事実に基づいての発言だ。亡くなる晩、ダイアナ妃はリッツ パリを出発した。このホテル所有の車に乗り、ここの従業員が運転して......そして、ここのオーナーはモハメド・アルファイドだ。確かに、モハメド本人は責任感が強くて頭が良く、安全にこだわる人物だ。事故の前日の1997年8月30日、ル・ブルジェ空港からパリ市内へ、ダイアナ妃とドディが移動した際にはモハメドの完璧な手配でうまく行った。ディナーの場所も車もドライバーも、父親の手配を全て直前に変更して事態を混乱させたのはドディだった。世界的に有名なプリンセス・オブ・ウェールズを新人女優のように扱うべきではないことを理解していなかったのだ。もちろん、事故が起こらなかった可能性もある。もちろん、いろいろな不運が重なった結果の事故だろう。
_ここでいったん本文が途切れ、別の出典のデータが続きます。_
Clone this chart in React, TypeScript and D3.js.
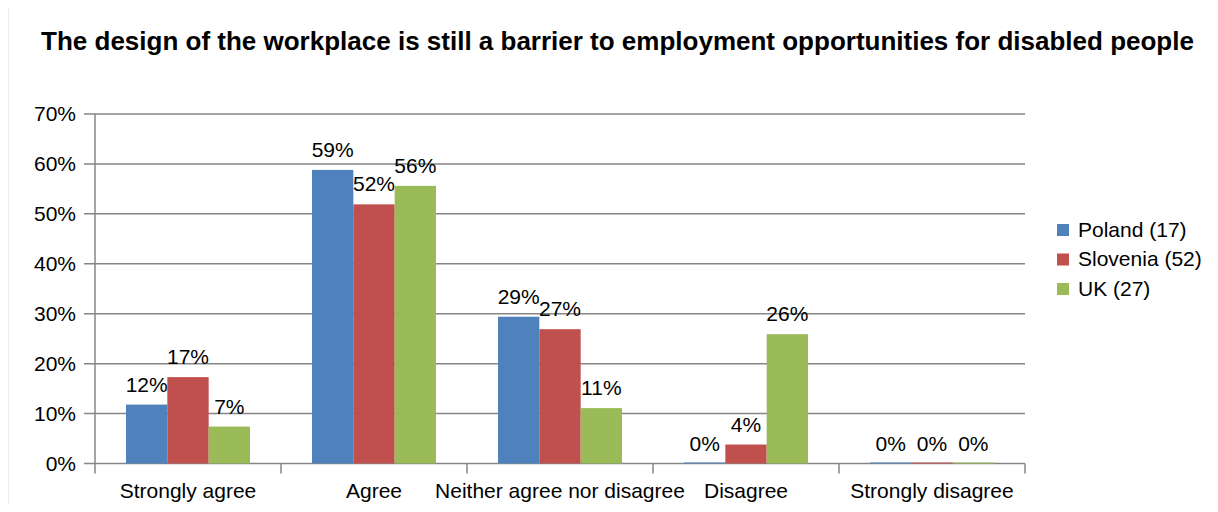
import React from "react";
import * as d3 from "d3";

const title = "The design of the workplace is still a barrier to employment opportunities for disabled people";
const categories = ["Strongly agree", "Agree", "Neither agree nor disagree", "Disagree", "Strongly disagree"];
const seriesNames = ["Poland (17)", "Slovenia (52)", "UK (27)"];
const poland = [11.8, 58.8, 29.4, 0, 0];
const slovenia = [17.3, 51.9, 26.9, 3.8, 0];
const uk = [7.4, 55.6, 11.1, 25.9, 0];
const colors = ["#4f81bd", "#c0504d", "#9bbb59"];
const yTicks = [0, 10, 20, 30, 40, 50, 60, 70];

const W = 1218;
const H = 512;
const FONT = "'Liberation Sans', Arial, sans-serif";

export default function App() {
  const series = [poland, slovenia, uk];
  const left = 95, right = 1025, top = 114, bottom = 463.5;
  const x0 = d3.scaleBand<string>().domain(categories).range([left, right]).paddingInner(0).paddingOuter(0);
  const step = x0.bandwidth();
  const barW = step / 4.5;
  const offset = step * 0.75 / 4.5;
  const y = d3.scaleLinear().domain([0, 70]).range([bottom, top]);
  const grid = "#868686";
  const fs = 21;

  return (
    <div style={{ margin: -8 }}>
      <svg width={W} height={H} style={{ display: "block", fontFamily: FONT }}>
        <rect x={0} y={0} width={W} height={H} fill="#fff" />
        <rect x={7.5} y={5.5} width={W + 20} height={H + 20} fill="#fff" stroke="#d9d9d9" strokeWidth={2} />
        <text x={617.5} y={50} textAnchor="middle" fontWeight="bold" fontSize={26} fill="#000">{title}</text>
        {yTicks.map((t) => (
          <g key={t}>
            <line x1={left - 11} x2={right} y1={y(t)} y2={y(t)} stroke={grid} strokeWidth={1.5} />
            <text x={left - 19} y={y(t)} dy="0.35em" textAnchor="end" fontSize={fs} fill="#000">{t}%</text>
          </g>
        ))}
        <line x1={left} x2={left} y1={top} y2={bottom + 10} stroke={grid} strokeWidth={1.5} />
        {categories.map((c) => (
          <g key={c}>
            <line x1={x0(c)! + step} x2={x0(c)! + step} y1={bottom} y2={bottom + 10} stroke={grid} strokeWidth={1.5} />
            <text x={x0(c)! + step / 2} y={498} textAnchor="middle" fontSize={fs} fill="#000">{c}</text>
          </g>
        ))}
        {categories.map((c, i) => (
          <g key={c}>
            {series.map((s, j) => {
              const bx = x0(c)! + offset + j * barW;
              const by = y(s[i]);
              const zero = s[i] === 0;
              return (
                <g key={j}>
                  <rect x={bx} y={by - (zero ? 1 : 0)} width={barW} height={Math.max(bottom - by, 0) + (zero ? 1 : 0)} fill={colors[j]} />
                  <text x={bx + barW / 2} y={by - 13} textAnchor="middle" fontSize={fs} fill="#000">{Math.round(s[i])}%</text>
                </g>
              );
            })}
          </g>
        ))}
        {seriesNames.map((n, j) => (
          <g key={n}>
            <rect x={1057} y={224 + j * 29.5} width={12} height={12} fill={colors[j]} />
            <text x={1078} y={229.5 + j * 29.5} dy="0.35em" fontSize={fs} fill="#000">{n}</text>
          </g>
        ))}
      </svg>
    </div>
  );
}
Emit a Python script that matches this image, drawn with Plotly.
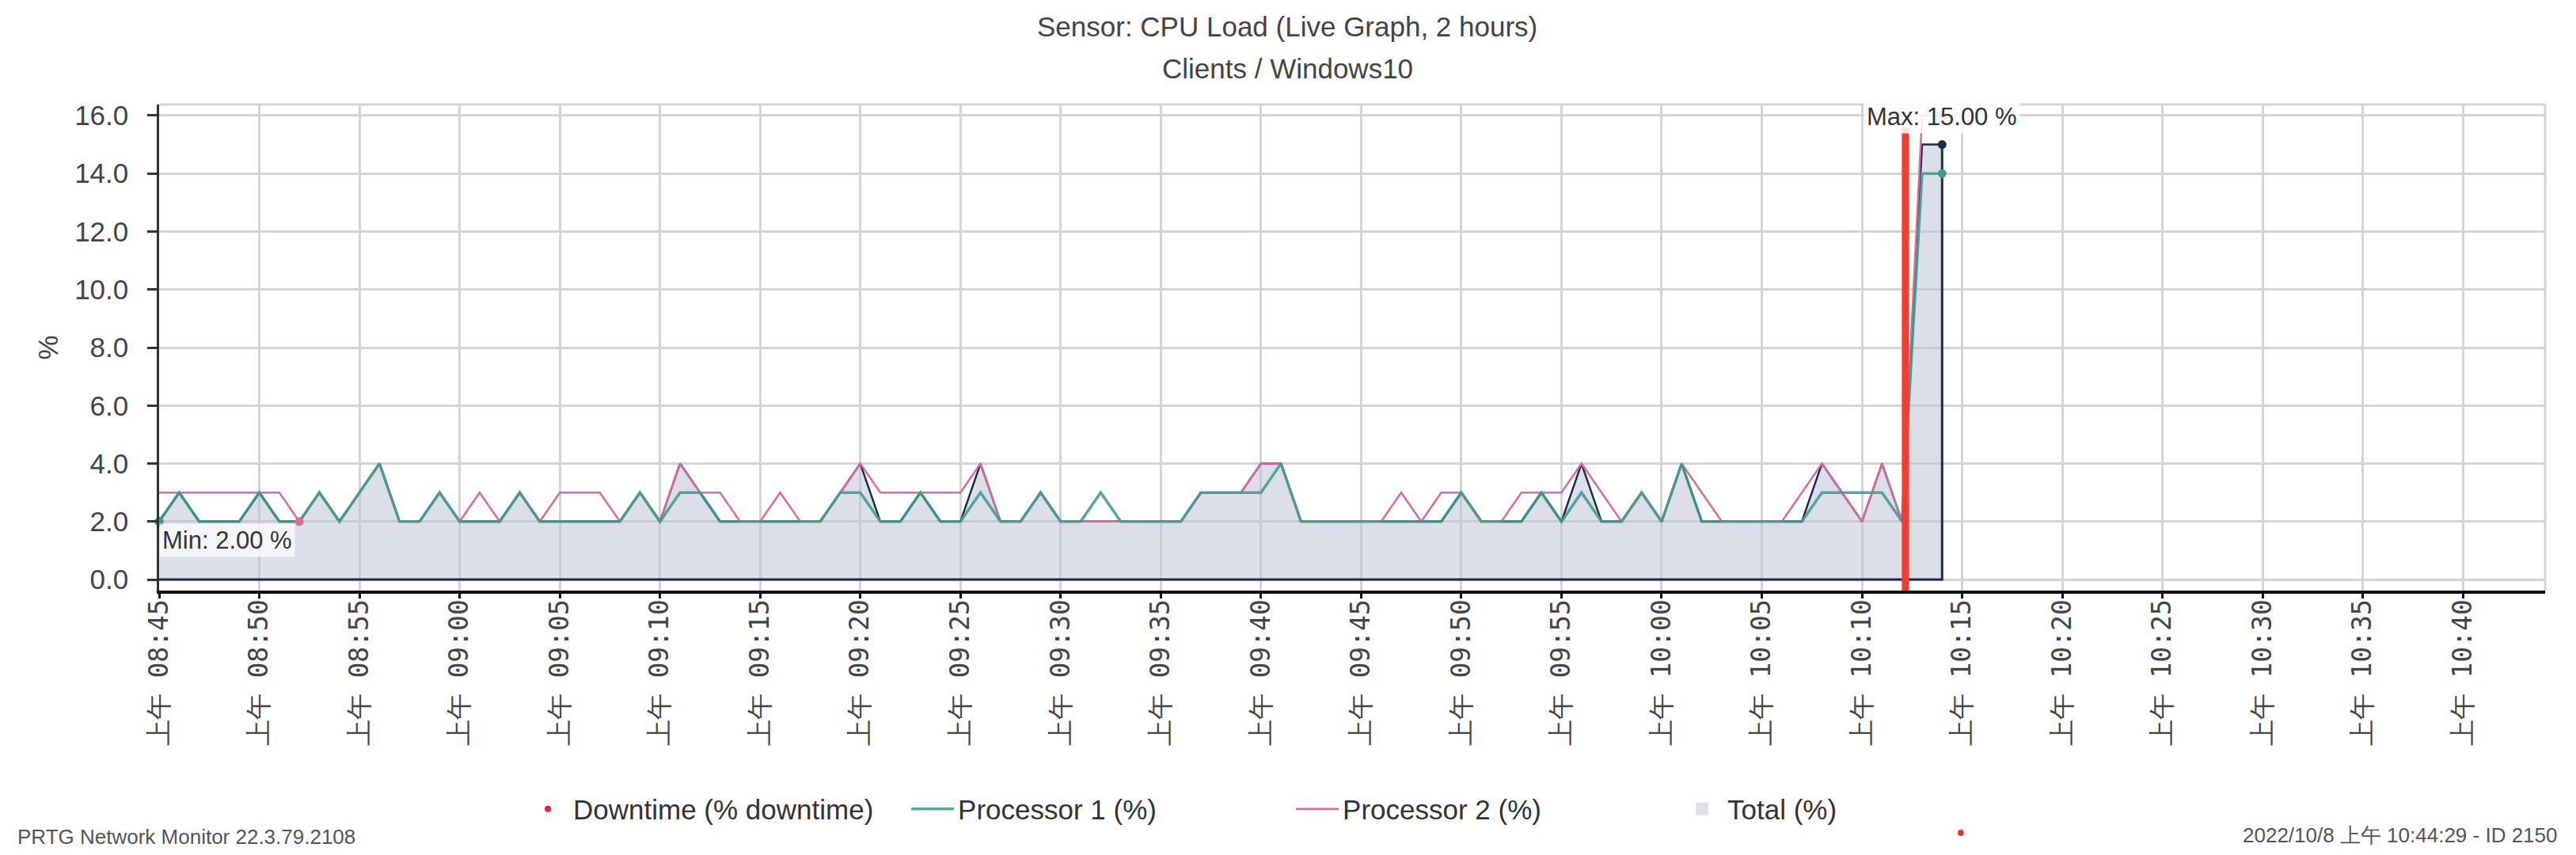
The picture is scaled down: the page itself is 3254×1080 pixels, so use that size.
import plotly.graph_objects as go

# ---------------- data ----------------
DATE = "2022-10-08 "
minutes = [
    "08:45", "08:46", "08:47", "08:48", "08:49", "08:50", "08:51", "08:52", "08:53", "08:54",
    "08:55", "08:56", "08:57", "08:58", "08:59", "09:00", "09:01", "09:02", "09:03", "09:04",
    "09:05", "09:06", "09:07", "09:08", "09:09", "09:10", "09:11", "09:12", "09:13", "09:14",
    "09:15", "09:16", "09:17", "09:18", "09:19", "09:20", "09:21", "09:22", "09:23", "09:24",
    "09:25", "09:26", "09:27", "09:28", "09:29", "09:30", "09:31", "09:32", "09:33", "09:34",
    "09:35", "09:36", "09:37", "09:38", "09:39", "09:40", "09:41", "09:42", "09:43", "09:44",
    "09:45", "09:46", "09:47", "09:48", "09:49", "09:50", "09:51", "09:52", "09:53", "09:54",
    "09:55", "09:56", "09:57", "09:58", "09:59", "10:00", "10:01", "10:02", "10:03", "10:04",
    "10:05", "10:06", "10:07", "10:08", "10:09", "10:10", "10:11", "10:12", "10:13", "10:14",
]
processor1 = [2, 3, 2, 2, 2, 3, 2, 2, 3, 2,  3, 4, 2, 2, 3, 2, 2, 2, 3, 2,
              2, 2, 2, 2, 3, 2, 3, 3, 2, 2,  2, 2, 2, 2, 3, 3, 2, 2, 3, 2,
              2, 3, 2, 2, 3, 2, 2, 3, 2, 2,  2, 2, 3, 3, 3, 3, 4, 2, 2, 2,
              2, 2, 2, 2, 2, 3, 2, 2, 2, 3,  2, 3, 2, 2, 3, 2, 4, 2, 2, 2,
              2, 2, 2, 3, 3, 3, 3, 2, 14, 14]
processor2 = [3, 3, 3, 3, 3, 3, 3, 2, 3, 2,  3, 4, 2, 2, 3, 2, 3, 2, 3, 2,
              3, 3, 3, 2, 3, 2, 4, 3, 3, 2,  2, 3, 2, 2, 3, 4, 3, 3, 3, 3,
              3, 4, 2, 2, 3, 2, 2, 2, 2, 2,  2, 2, 3, 3, 3, 4, 4, 2, 2, 2,
              2, 2, 3, 2, 3, 3, 2, 2, 3, 3,  3, 4, 3, 2, 3, 2, 4, 3, 2, 2,
              2, 2, 3, 4, 3, 2, 4, 2, 16, 16]
total = [2, 3, 2, 2, 2, 3, 2, 2, 3, 2,  3, 4, 2, 2, 3, 2, 2, 2, 3, 2,
         2, 2, 2, 2, 3, 2, 4, 3, 2, 2,  2, 2, 2, 2, 3, 4, 2, 2, 3, 2,
         2, 4, 2, 2, 3, 2, 2, 2, 2, 2,  2, 2, 3, 3, 3, 4, 4, 2, 2, 2,
         2, 2, 2, 2, 2, 3, 2, 2, 2, 3,  2, 4, 2, 2, 3, 2, 4, 2, 2, 2,
         2, 2, 2, 4, 3, 2, 4, 2, 15, 15]
downtime_times = ["10:12:10", "10:12:10"]
downtime_span = [15.6, -0.6]
y_ticks = [0, 2, 4, 6, 8, 10, 12, 14, 16]
y_tick_labels = ["0.0", "2.0", "4.0", "6.0", "8.0", "10.0", "12.0", "14.0", "16.0"]
tick_times = ["08:45", "08:50", "08:55", "09:00", "09:05", "09:10", "09:15", "09:20",
              "09:25", "09:30", "09:35", "09:40", "09:45", "09:50", "09:55", "10:00",
              "10:05", "10:10", "10:15", "10:20", "10:25", "10:30", "10:35", "10:40"]
tick_labels = ["上午 " + t for t in tick_times]
x_range = ["08:45:00", "10:44:06"]

# ---------------- styling ----------------
TEAL = "#3f9d8e"
PINK = "#dc6aa0"
NAVY = "#1b2b4e"
RED = "#f73b2e"
FILL = "rgba(185,192,212,0.5)"
GRID = "#d4d4d4"
FONT = "Liberation Sans, Arial, sans-serif"
YPAD = "\u00a0\u2009"   # keeps the y labels a little away from the ticks

x = [DATE + m for m in minutes]

fig = go.Figure()

# Total area
fig.add_trace(go.Scatter(x=x, y=total, mode="lines", fill="tozeroy", fillcolor=FILL,
                         line=dict(width=0), showlegend=False, hoverinfo="skip"))
# outline (baseline + right edge) of the total area
fig.add_trace(go.Scatter(x=[x[-1], x[-1], x[0]], y=[total[-1], 0, 0], mode="lines",
                         line=dict(color=NAVY, width=3), showlegend=False, hoverinfo="skip"))
# Total line
fig.add_trace(go.Scatter(x=x, y=total, mode="lines", line=dict(color=NAVY, width=2.5),
                         showlegend=False, name="Total (%)"))
# Processor 2
fig.add_trace(go.Scatter(x=x, y=processor2, mode="lines", line=dict(color=PINK, width=2.5),
                         name="Processor 2 (%)", legendrank=3))
# Processor 1
fig.add_trace(go.Scatter(x=x, y=processor1, mode="lines", line=dict(color=TEAL, width=3.5),
                         opacity=0.88, name="Processor 1 (%)", legendrank=2))


def key_points(vals):
    i_min = vals.index(min(vals))
    return [x[i_min], x[-1]], [vals[i_min], vals[-1]]


for vals, col in [(total, NAVY), (processor2, PINK), (processor1, TEAL)]:
    kx, ky = key_points(vals)
    fig.add_trace(go.Scatter(x=kx, y=ky, mode="markers", marker=dict(color=col, size=11),
                             showlegend=False, hoverinfo="skip", cliponaxis=False))

# Downtime
fig.add_trace(go.Scatter(x=[DATE + t for t in downtime_times], y=downtime_span, mode="lines",
                         line=dict(color=RED, width=9), showlegend=False, cliponaxis=False,
                         hoverinfo="skip"))

# legend-only entries
fig.add_trace(go.Scatter(x=[None], y=[None], mode="markers", marker=dict(color="#e8212b", size=8),
                         name="Downtime (% downtime)", legendrank=1))
fig.add_trace(go.Scatter(x=[None], y=[None], mode="markers",
                         marker=dict(color="#dde0e8", size=36, symbol="square"),
                         name="Total (%)", legendrank=4))

i_max = len(total) - 1
fig.add_annotation(x=x[total.index(min(total))], y=min(total), xref="x", yref="y",
                   text="Min: %.2f %%" % min(total), showarrow=False, xanchor="left",
                   yanchor="top", yshift=-2, bgcolor="rgba(255,255,255,0.7)", borderpad=3,
                   font=dict(family=FONT, size=31, color="#333"))
fig.add_annotation(x=x[i_max], y=max(total), xref="x", yref="y",
                   text="Max: %.2f %%" % max(total), showarrow=False, xanchor="center",
                   yanchor="bottom", yshift=14, bgcolor="rgba(255,255,255,0.85)", borderpad=3,
                   font=dict(family=FONT, size=31, color="#333"))

# titles and footer
fig.add_annotation(x=0.4728, y=1.1598, xref="paper", yref="paper", showarrow=False,
                   text="Sensor: CPU Load (Live Graph, 2 hours)", xanchor="center", yanchor="middle",
                   font=dict(family=FONT, size=35, color="#444"))
fig.add_annotation(x=0.4728, y=1.0735, xref="paper", yref="paper", showarrow=False,
                   text="Clients / Windows10", xanchor="center", yanchor="middle",
                   font=dict(family=FONT, size=35, color="#444"))
fig.add_annotation(x=-0.060, y=-0.5063, xref="paper", yref="paper", showarrow=False,
                   text="PRTG Network Monitor 22.3.79.2108", xanchor="left", yanchor="middle",
                   font=dict(family=FONT, size=26, color="#555"))
fig.add_annotation(x=1.006, y=-0.503, xref="paper", yref="paper", showarrow=False,
                   text="2022/10/8 上午 10:44:29 - ID 2150", xanchor="right", yanchor="middle",
                   font=dict(family=FONT, size=26, color="#555"))

# border lines and stray dot
fig.add_shape(type="line", xref="paper", yref="paper", x0=0, x1=1, y0=1, y1=1,
              line=dict(color=GRID, width=3), layer="below")
fig.add_shape(type="line", xref="paper", yref="paper", x0=1, x1=1, y0=0, y1=1,
              line=dict(color=GRID, width=3), layer="below")
fig.add_shape(type="circle", xref="paper", yref="paper", x0=0.7538, x1=0.7564,
              y0=-0.5049, y1=-0.4919, fillcolor="#f0302a", line=dict(width=0))

fig.update_layout(
    width=3254, height=1080,
    margin=dict(l=193, r=47, t=124, b=342),
    paper_bgcolor="white", plot_bgcolor="white",
    font=dict(family=FONT, color="#333"),
    showlegend=True,
    legend=dict(orientation="h", x=0.1523, y=-0.4495, xanchor="left", yanchor="middle",
                font=dict(family=FONT, size=35, color="#333"), itemwidth=54,
                entrywidth=417, entrywidthmode="pixels", bgcolor="rgba(0,0,0,0)"),
    xaxis=dict(type="date", range=[DATE + x_range[0], DATE + x_range[1]],
               tickvals=[DATE + t for t in tick_times], ticktext=tick_labels, tickangle=-90,
               tickfont=dict(family="DejaVu Sans Mono, monospace", size=33, color="#444"),
               ticks="outside", ticklen=6, tickwidth=3, tickcolor="#111",
               showline=True, linecolor="#111", linewidth=4,
               showgrid=True, gridcolor=GRID, gridwidth=2.5, zeroline=False,
               ticklabelstandoff=-12),
    yaxis=dict(range=[-0.38, 16.38], tickvals=y_ticks,
               ticktext=[t + YPAD for t in y_tick_labels],
               tickfont=dict(family=FONT, size=35, color="#444"),
               ticks="outside", ticklen=12, tickwidth=3, tickcolor="#333",
               showline=True, linecolor="#333", linewidth=3,
               showgrid=True, gridcolor=GRID, gridwidth=3, zeroline=False,
               title=dict(text="%", font=dict(family=FONT, size=35, color="#444"), standoff=10)),
)

fig.write_html("out.html")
しかしながらドディの計画変更がなければ、ダイアナ妃は死なずに済んだ。

(1) 『誰がダイアナ妃を殺したか(原題:Qui a tué Lady Di?)』ジャン=ミッシェル・カラデシュ著、グラッセ刊、248p、2017年4月発行。
*本記事は2017年8月28日に公開したものに加筆した。